Se dice que la política es el arte de lo posible, y así suele ser en la mayoría de los sitios. En Cataluña, la política parece cada vez más la obsesión por lo imposible: el presidente del Parlament, Roger Torrent, aplazó "sine die" la fecha del pleno de investidura del presidente Puigdemont, que él mismo había convocado para ayer martes a las tres de la tarde, después del auto del Tribunal Constitucional en el que se acordó por unanimidad de los magistrados presentes prohibir la celebración del debate y la votación de la investidura presidencial, si esta no se realiza de forma presencial y con permiso previo del juez Llarena. La decisión de "aplazar" el pleno (un subterfugio para evitar que los plazos comiencen a contar) ha sido celebrada por el Gobierno Rajoy, que considera que la decisión de Torrent era inevitable, una "consecuencia obligada de la actuación del Estado de derecho". Torrent, muy al contrario, ha explicado que su decisión lo que persigue es garantizar los derechos parlamentarios de Puigdemont y su investidura, la quintaesencia de un voluntarismo que desafía toda lógica.

Sin entrar a valorar la pifia monumental del Gobierno de la nación al pretender una actuación "preventiva" del Consejo de Estado y el Constitucional que los magistrados sortearon con extraordinaria pericia jurídica, el hecho es que el auto del Constitucional es claro: para que la investidura de Puigdemont pueda celebrarse, él debe estar presente. Y para acudir al Parlament, previamente debe ponerse a disposición del juez que instruye su causa, y del que huyó a Bruselas. Es dudoso que Puigdemont, que ha demostrado una estrafalaria cobardía a la hora de asumir sus responsabilidades como principal responsable del "procés" y la puesta en marcha de la fantasmal "República Catalana", asuma -como debería hacer- presentarse en el juzgado y ponerse en peligro de dar con sus huesos en el trullo. El tiempo de los heroísmos se ha acabado: con Junqueras y los Jordis en prisión, aquí no se la juegan ni Puigdemont ni Torrent. La CUP puede estar dispuesta al sacrificio, pero el resto ya sabe a qué suena acabar entre rejas y con los bienes confiscados. Por eso, lo que los dirigentes del independentismo están protagonizando es una suerte de juego del ratón y el gato, una mascarada, un vodevil.
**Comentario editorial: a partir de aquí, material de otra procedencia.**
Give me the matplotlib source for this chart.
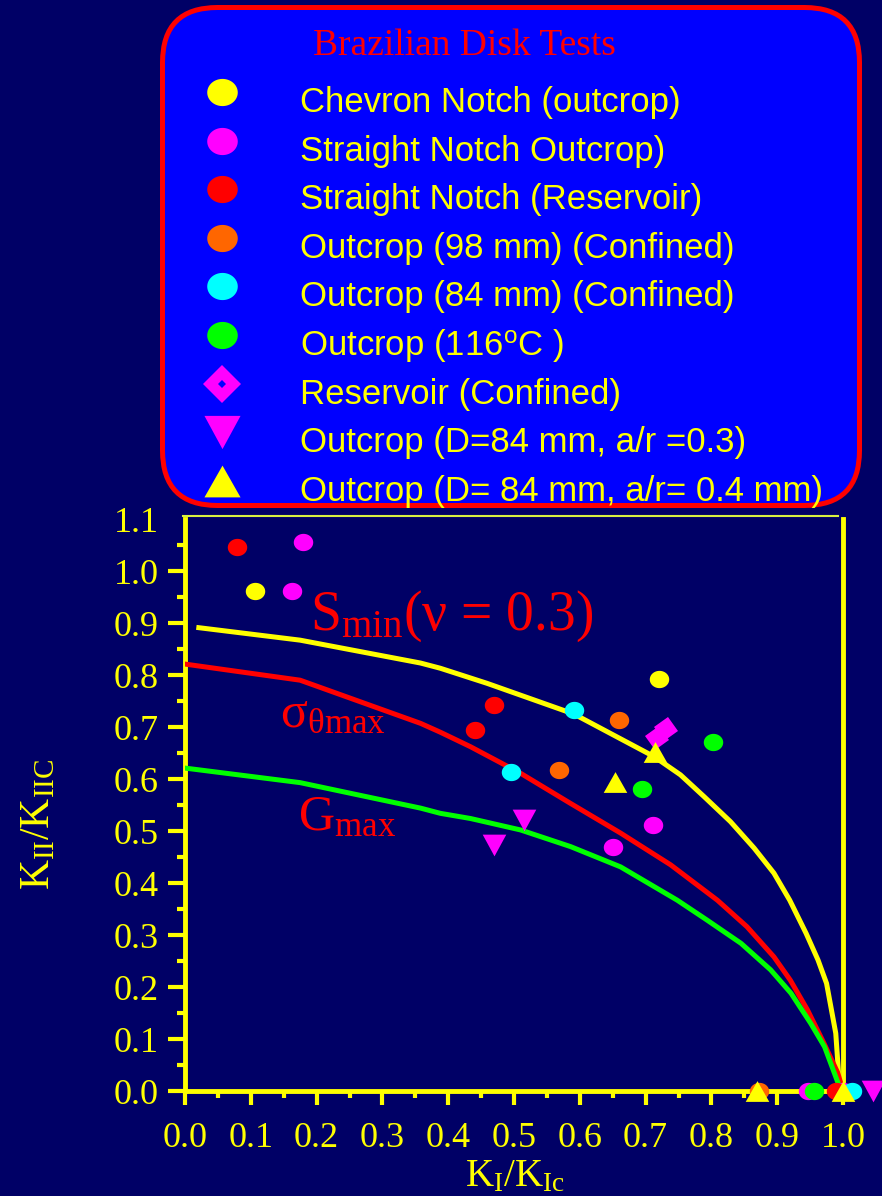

No sé cuánto podrán aguantar este teatrillo. Pero mientras lo hacen, el Govern sigue paralizado, la autonomía continúa intervenida, y nadie se ocupa de las cuestiones importantes. Puigdemont y su tropa están haciéndole un flaco servicio a Cataluña, a la convivencia entre catalanes y entre los catalanes y el resto de los españoles, al prestigio internacional de una de las regiones más dinámicas y modernas del país, al turismo y a la economía. Una economía que entre octubre y diciembre del año pasado creció apenas medio punto, tres décimas menos de lo que había crecido el trimestre anterior y dos menos que en el conjunto de España. Son datos aportados ayer mismo por la Cámara de Comercio de Barcelona, que ha explicado también que los mayores daños se han concentrado en el turismo, el comercio y la construcción, mientras la exportación ha sostenido a la industria. La Cámara asegura que si la situación de bloqueo institucional persiste, habrá que seguir reduciendo las previsiones de crecimiento de este año, que ahora son del 2,7 por ciento.

Mientras Puigdemont se entretiene en su autoimpuesto exilio por Bruselas, Cataluña se instala en un bloqueo institucional que -si continúa- abocará irremediablemente a unas nuevas elecciones. Otro disparate más, ya sufrido por los españoles hace apenas año y medio; otra pérdida de tiempo que nos demuestra hasta qué punto Cataluña es la versión daliniana de este país surrealista que conocemos por España.